### WRITTEN INSTRUCTION
Return each line of the data below verbatim; pictures are to be left out.

§

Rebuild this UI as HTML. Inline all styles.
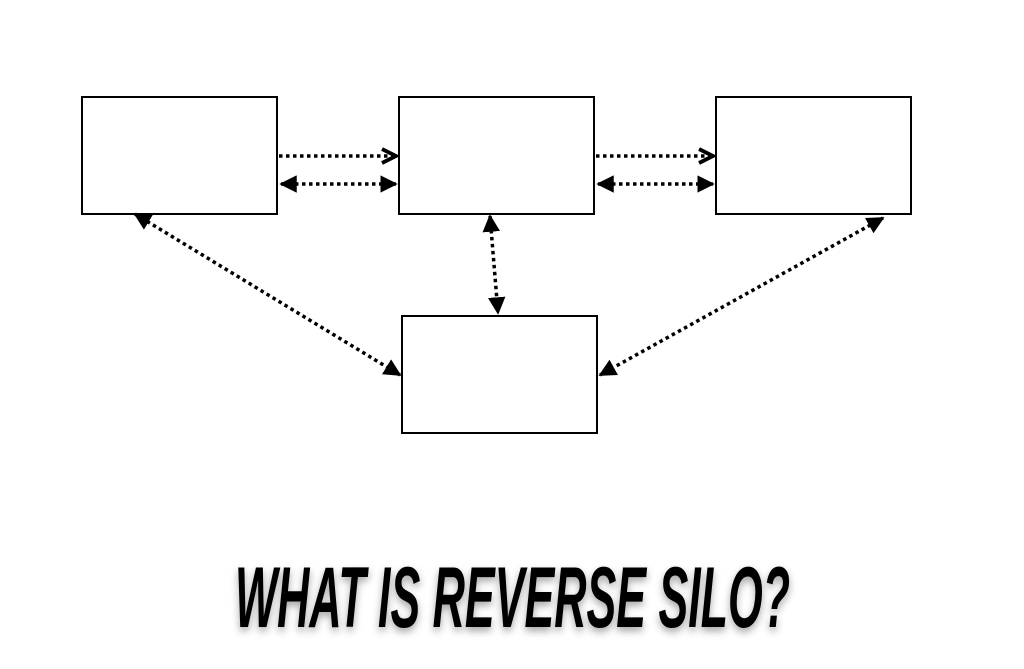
<!DOCTYPE html>
<html><head><style>html,body{margin:0;padding:0;background:#fff;}</style></head>
<body>
<svg width="1024" height="664" viewBox="0 0 1024 664" xmlns="http://www.w3.org/2000/svg">
<defs>
<marker id="f" viewBox="0 0 10 10" refX="9" refY="5" markerWidth="5" markerHeight="5" orient="auto-start-reverse"><path d="M0,0 L10,5 L0,10 z" fill="#000"/></marker>
<marker id="o" viewBox="0 0 10 10" refX="9" refY="5" markerWidth="5" markerHeight="5" orient="auto"><path d="M1,1 L9,5 L1,9" fill="none" stroke="#000" stroke-width="2.2"/></marker>
<filter id="s" x="-5%" y="-20%" width="110%" height="150%"><feDropShadow dx="0" dy="4" stdDeviation="4" flood-color="#000" flood-opacity="0.35"/></filter>
</defs>
<g fill="none" stroke="#000" stroke-width="2">
<rect x="82" y="97" width="195" height="117"/>
<rect x="399" y="97" width="195" height="117"/>
<rect x="716" y="97" width="195" height="117"/>
<rect x="402" y="316" width="195" height="117"/>
</g>
<g stroke="#000" stroke-width="3.5" stroke-dasharray="3.5 3.5" fill="none">
<line x1="279" y1="156" x2="396" y2="156" marker-end="url(#o)"/>
<line x1="281" y1="184" x2="396" y2="184" marker-start="url(#f)" marker-end="url(#f)"/>
<line x1="596" y1="156" x2="713" y2="156" marker-end="url(#o)"/>
<line x1="598" y1="184" x2="713" y2="184" marker-start="url(#f)" marker-end="url(#f)"/>
<line x1="135" y1="214" x2="400" y2="375" marker-start="url(#f)" marker-end="url(#f)"/>
<line x1="490" y1="216" x2="498" y2="313" marker-start="url(#f)" marker-end="url(#f)"/>
<line x1="883" y1="218" x2="600" y2="375" marker-start="url(#f)" marker-end="url(#f)"/>
</g>
<text x="235" y="627" textLength="555" lengthAdjust="spacingAndGlyphs" font-family="'Liberation Sans Narrow','Liberation Sans',sans-serif" font-weight="bold" font-style="italic" font-size="86" fill="#000" filter="url(#s)">WHAT IS REVERSE SILO?</text>
</svg>
</body></html>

§

### CORRECT OUTPUT
Rebuild this UI as HTML. Inline all styles.
<!DOCTYPE html>
<html><head><style>html,body{margin:0;padding:0;background:#fff;}</style></head>
<body>
<svg width="1024" height="664" viewBox="0 0 1024 664" xmlns="http://www.w3.org/2000/svg">
<defs>
<marker id="f" viewBox="0 0 10 10" refX="9" refY="5" markerWidth="5" markerHeight="5" orient="auto-start-reverse"><path d="M0,0 L10,5 L0,10 z" fill="#000"/></marker>
<marker id="o" viewBox="0 0 10 10" refX="9" refY="5" markerWidth="5" markerHeight="5" orient="auto"><path d="M1,1 L9,5 L1,9" fill="none" stroke="#000" stroke-width="2.2"/></marker>
<filter id="s" x="-5%" y="-20%" width="110%" height="150%"><feDropShadow dx="0" dy="4" stdDeviation="4" flood-color="#000" flood-opacity="0.35"/></filter>
</defs>
<g fill="none" stroke="#000" stroke-width="2">
<rect x="82" y="97" width="195" height="117"/>
<rect x="399" y="97" width="195" height="117"/>
<rect x="716" y="97" width="195" height="117"/>
<rect x="402" y="316" width="195" height="117"/>
</g>
<g stroke="#000" stroke-width="3.5" stroke-dasharray="3.5 3.5" fill="none">
<line x1="279" y1="156" x2="396" y2="156" marker-end="url(#o)"/>
<line x1="281" y1="184" x2="396" y2="184" marker-start="url(#f)" marker-end="url(#f)"/>
<line x1="596" y1="156" x2="713" y2="156" marker-end="url(#o)"/>
<line x1="598" y1="184" x2="713" y2="184" marker-start="url(#f)" marker-end="url(#f)"/>
<line x1="135" y1="214" x2="400" y2="375" marker-start="url(#f)" marker-end="url(#f)"/>
<line x1="490" y1="216" x2="498" y2="313" marker-start="url(#f)" marker-end="url(#f)"/>
<line x1="883" y1="218" x2="600" y2="375" marker-start="url(#f)" marker-end="url(#f)"/>
</g>
<text x="235" y="627" textLength="555" lengthAdjust="spacingAndGlyphs" font-family="'Liberation Sans Narrow','Liberation Sans',sans-serif" font-weight="bold" font-style="italic" font-size="86" fill="#000" filter="url(#s)">WHAT IS REVERSE SILO?</text>
</svg>
</body></html>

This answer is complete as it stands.